The second issue is that the Republican Party, when it aligns itself with the wealthy, by definition aligns itself against the middle-class. It doesn’t want the rich to have to pay taxes, so it shifts the tax burden to the middle-class and to future generations. It doesn’t want the rich to have to pay fair wages, so it does everything it can to destroy, disable and dismantle the effectiveness of unions. This has two effects. The first the Republicans like—unions contribute and their members overwhelmingly vote for Democrats. Damaging unions thus helps Republicans by weakening part of the Democratic Party base. By driving down wages and shifting the tax burden, you slowly destroy the middle-class, and this leads to the second effect, destruction of American prosperity and concomitantly, its economic and military might. It is not an historical secret that only the advent of a prosperous middle class makes a nation truly potent economically, and that a potent economy is the only sustainable way to finance a potent military. And in today’s U.S., the effect has been amplified by the degradation of public education, and the increasing inability to compete in a progressively more technical and sophisticated world economy.
So when I say W has accomplished his mission, it has very little to do with Iraq. What he has accomplished is the only possible outcome of Republican governance: near-destruction of the middle-class, America’s economy on the brink of disaster, and its military might imperiled.
These problems come into confluence with another effect of governance by prostitution: the slavish devotion to the whims of the oil industry has brought the world to the brink of an environmental disaster from which civilization may not recover.
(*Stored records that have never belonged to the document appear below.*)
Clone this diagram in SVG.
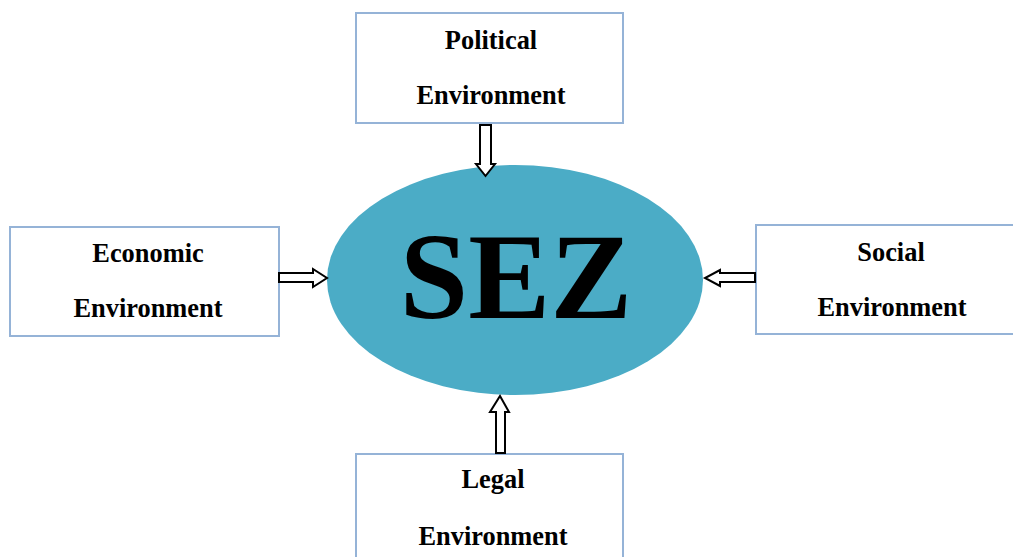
<svg xmlns="http://www.w3.org/2000/svg" width="1013" height="557" viewBox="0 0 1013 557">
<style>
.box{fill:#fff;stroke:#95b3d7;stroke-width:2}
.lbl{font-family:"Liberation Serif",serif;font-weight:bold;font-size:26.4px;fill:#000;text-anchor:middle}
.arr{fill:#fff;stroke:#000;stroke-width:2;stroke-linejoin:miter}
</style>
<rect width="1013" height="557" fill="#fff"/>
<g id="sez">
<ellipse cx="515" cy="280" rx="188" ry="115" fill="#4bacc6"/>
<text x="516" y="318" font-family="Liberation Serif,serif" font-weight="bold" font-size="123" text-anchor="middle" fill="#000">SEZ</text>
</g>
<g id="political">
<rect class="box" x="356" y="13" width="267" height="110"/>
<text class="lbl" x="491" y="49">Political</text>
<text class="lbl" x="491" y="104">Environment</text>
</g>
<g id="economic">
<rect class="box" x="10" y="227" width="269" height="109"/>
<text class="lbl" x="148" y="262">Economic</text>
<text class="lbl" x="148" y="317">Environment</text>
</g>
<g id="social">
<rect class="box" x="756" y="225" width="262" height="109"/>
<text class="lbl" x="891" y="261">Social</text>
<text class="lbl" x="892" y="316">Environment</text>
</g>
<g id="legal">
<rect class="box" x="356" y="454" width="267" height="110"/>
<text class="lbl" x="493" y="488">Legal</text>
<text class="lbl" x="493" y="545">Environment</text>
</g>
<g id="connectors">
<polygon class="arr" points="480,125 491,125 491,164 495,164 485.5,176 476,164 480,164"/>
<polygon class="arr" points="279,273 313,273 313,269 327,278 313,287 313,282 279,282"/>
<polygon class="arr" points="755,273 720,273 720,270 705,278 720,286 720,282 755,282"/>
<polygon class="arr" points="496,453 505,453 505,412 509,412 500,396 490,412 496,412"/>
</g>
</svg>
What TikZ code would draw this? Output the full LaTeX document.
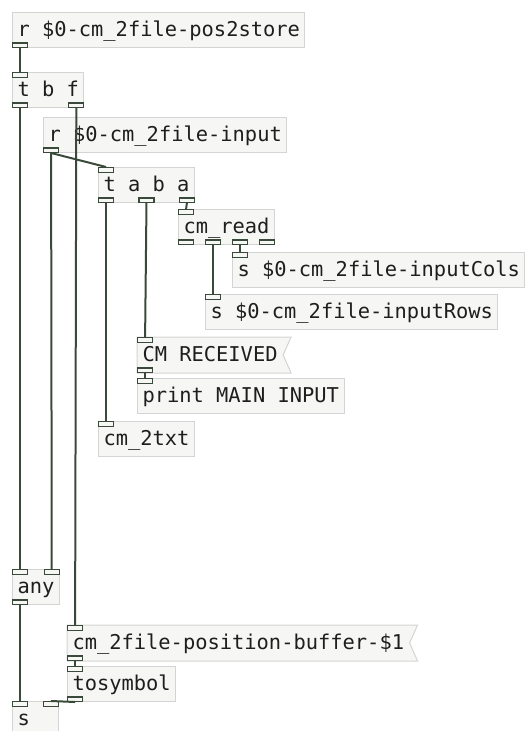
\documentclass[tikz,border=0pt]{standalone}
\usepackage{fontspec}
\setmonofont{DejaVu Sans Mono}
\usetikzlibrary{calc, positioning, backgrounds}
\usepackage{xcolor}
\definecolor{boxfill}{HTML}{F6F6F4}
\definecolor{boxline}{HTML}{D4D4D4}
\definecolor{cord}{HTML}{3A4A3A}
\definecolor{inktext}{HTML}{1E1E1E}
\tikzstyle{object} = [
rectangle,
draw=boxline,
fill=boxfill,
line width=1pt,
anchor=north west,
minimum height=35pt,
inner xsep=5pt,
inner ysep=0pt,
text height=15pt,
text depth=3pt,
text=inktext,
font=\ttfamily\fontsize{20.4}{22}\selectfont
]
\tikzstyle{message} = [object, draw=none, fill=none]
\tikzstyle{flag} = [draw=boxline, fill=boxfill, line width=1pt]
\tikzstyle{port} = [
rectangle,
draw=cord,
fill=boxfill,
line width=1.2pt,
minimum width=15pt,
minimum height=4.5pt,
inner sep=0pt
]
\tikzstyle{inlet} = [port, anchor=north west]
\tikzstyle{outlet} = [port, anchor=south west]
\tikzstyle{wire} = [draw=cord, line width=2pt]

\begin{document}
\begin{tikzpicture}[x=1pt, y=-1pt]
        \useasboundingbox (0,0) rectangle (527,731);

        % objects
        \node(pos)[object] at (12,12) {r \$0-cm\_2file-pos2store};
        \node(tbf)[object] at (12,72) {t b f};
        \node(rin)[object] at (43,117) {r \$0-cm\_2file-input};
        \node(taba)[object] at (98,167) {t a b a};
        \node(cmread)[object] at (178,209) {cm\_read};
        \node(cols)[object] at (232,252) {s \$0-cm\_2file-inputCols};
        \node(rows)[object] at (205,294) {s \$0-cm\_2file-inputRows};
        \node(cmrec)[message] at (137,337) {CM RECEIVED};
        \node(prt)[object] at (137,378) {print MAIN INPUT};
        \node(txt)[object] at (98,421) {cm\_2txt};
        \node(any)[object, minimum width=46pt] at (12,569) {any};
        \node(buf)[message] at (67,625) {cm\_2file-position-buffer-\$1};
        \node(tosym)[object] at (67,666) {tosymbol};
        \node(snd)[object, minimum width=46pt, align=left, text width=36pt] at (12,701) {s};

        % message boxes
        \begin{scope}[on background layer]
        \draw[flag] (cmrec.north west) -- ($(cmrec.north east)+(8,0)$) -- (cmrec.east)
                -- ($(cmrec.south east)+(8,0)$) -- (cmrec.south west) -- cycle;
        \draw[flag] (buf.north west) -- ($(buf.north east)+(8,0)$) -- (buf.east)
                -- ($(buf.south east)+(8,0)$) -- (buf.south west) -- cycle;
        \end{scope}

        % inlets and outlets
        \node(pos-o0)[outlet] at (pos.south west) {};
        \node(tbf-i0)[inlet] at (tbf.north west) {};
        \node(tbf-o0)[outlet] at (tbf.south west) {};
        \node(tbf-o1)[outlet, anchor=south east] at (tbf.south east) {};
        \node(rin-o0)[outlet] at (rin.south west) {};
        \node(taba-i0)[inlet] at (taba.north west) {};
        \node(taba-o0)[outlet] at (taba.south west) {};
        \node(taba-o1)[outlet, anchor=south] at (taba.south) {};
        \node(taba-o2)[outlet, anchor=south east] at (taba.south east) {};
        \node(cmread-i0)[inlet] at (cmread.north west) {};
        \node(cmread-o0)[outlet] at (cmread.south west) {};
        \node(cmread-o1)[outlet] at ($(cmread.south west)+(27,0)$) {};
        \node(cmread-o2)[outlet] at ($(cmread.south west)+(54,0)$) {};
        \node(cmread-o3)[outlet, anchor=south east] at (cmread.south east) {};
        \node(cols-i0)[inlet] at (cols.north west) {};
        \node(rows-i0)[inlet] at (rows.north west) {};
        \node(cmrec-i0)[inlet] at (cmrec.north west) {};
        \node(cmrec-o0)[outlet] at (cmrec.south west) {};
        \node(prt-i0)[inlet] at (prt.north west) {};
        \node(txt-i0)[inlet] at (txt.north west) {};
        \node(any-i0)[inlet] at (any.north west) {};
        \node(any-i1)[inlet, anchor=north east] at (any.north east) {};
        \node(any-o0)[outlet] at (any.south west) {};
        \node(buf-i0)[inlet] at (buf.north west) {};
        \node(buf-o0)[outlet] at (buf.south west) {};
        \node(tosym-i0)[inlet] at (tosym.north west) {};
        \node(tosym-o0)[outlet] at (tosym.south west) {};
        \node(snd-i0)[inlet] at (snd.north west) {};
        \node(snd-i1)[inlet, anchor=north east] at (snd.north east) {};

        % connections
        \draw[wire] (pos-o0.south) -- (tbf-i0.north);
        \draw[wire] (tbf-o0.south) -- (any-i0.north);
        \draw[wire] (tbf-o1.south) -- (buf-i0.north);
        \draw[wire] (rin-o0.south) -- (any-i1.north);
        \draw[wire] (rin-o0.south) -- (taba-i0.north);
        \draw[wire] (taba-o0.south) -- (txt-i0.north);
        \draw[wire] (taba-o1.south) -- (cmrec-i0.north);
        \draw[wire] (taba-o2.south) -- (cmread-i0.north);
        \draw[wire] (cmread-o1.south) -- (rows-i0.north);
        \draw[wire] (cmread-o2.south) -- (cols-i0.north);
        \draw[wire] (cmrec-o0.south) -- (prt-i0.north);
        \draw[wire] (any-o0.south) -- (snd-i0.north);
        \draw[wire] (buf-o0.south) -- (tosym-i0.north);
        \draw[wire] (tosym-o0.south) -- (snd-i1.north);

\end{tikzpicture}
\end{document}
This is the single most important issue facing the human race. Either we wise up or we auto-extinct. It’s that simple.
(A note: I’m not absolving the Democrats of complicity here: they are whores too, but more often they come out more nearly on the side of progressive politics, and they do not have the fundamental problems from which I posit the Republican Party suffers.)
So now we have a perfect storm: the American economy teetering on the brink, apparently beyond the reach of merely monetary measures, and the world on the brink of environmental disaster that may prove fatal to its ability to support human life.
Of course, the solution to both problems may be the same. The American economy can be rescued by a fiscal stimulus of sufficient breadth to convince the capital and credit markets that increased demand is sufficiently palpable to justify the extension of credit and investment in productive capacity, which will in turn increase the demand for those goods and services. At the same time, to blunt the effects of global warming, we need to develop new technologies and infrastructure for transportation and energy which leave a small fraction of the footprint which current technologies and infrastructure necessitate. The obvious solution to both problems is that the U.S. use a tremendous fiscal stimulus to build alternative energy and transportation technologies and infrastructure. The side-effect of course, is to put in U.S. hands the innovative technology that the entire world is going to need to adopt—read, buy from us.
And in this regard, as spiritually laudable as “post-partisanship” might be, I think we need to abandon it. The Republicans are the enemies of the middle-class and have proven in the Great Depression and again today that any time they are allowed to operate the levers of government, they will screw it up almost beyond the point of redemption. Even now, witless deficit hawks spouting long-discredited financial Darwinism are questioning the size of the stimulus. Obama’s desire to be “post-partisan” led him to include a huge tax-cut component in his initial stimulus plan, even though that will not purchase the new infrastructure that the recovery of America’s economy and the health of the Earth requires. It is time, metaphorically, not just to kick the Republicans while they are down, but to send them the bill for having our shoes cleaned afterwards. The looming environmental disaster has moved offstage as the mainstream media narrative has moved its focus to the economy, even though, as proposed here, the solution to both is identical.
We have about one chance left to get it right. And it won’t happen if we don’t keep an intolerable level of pressure on the prostiticians representing us in the Congress and the Senate.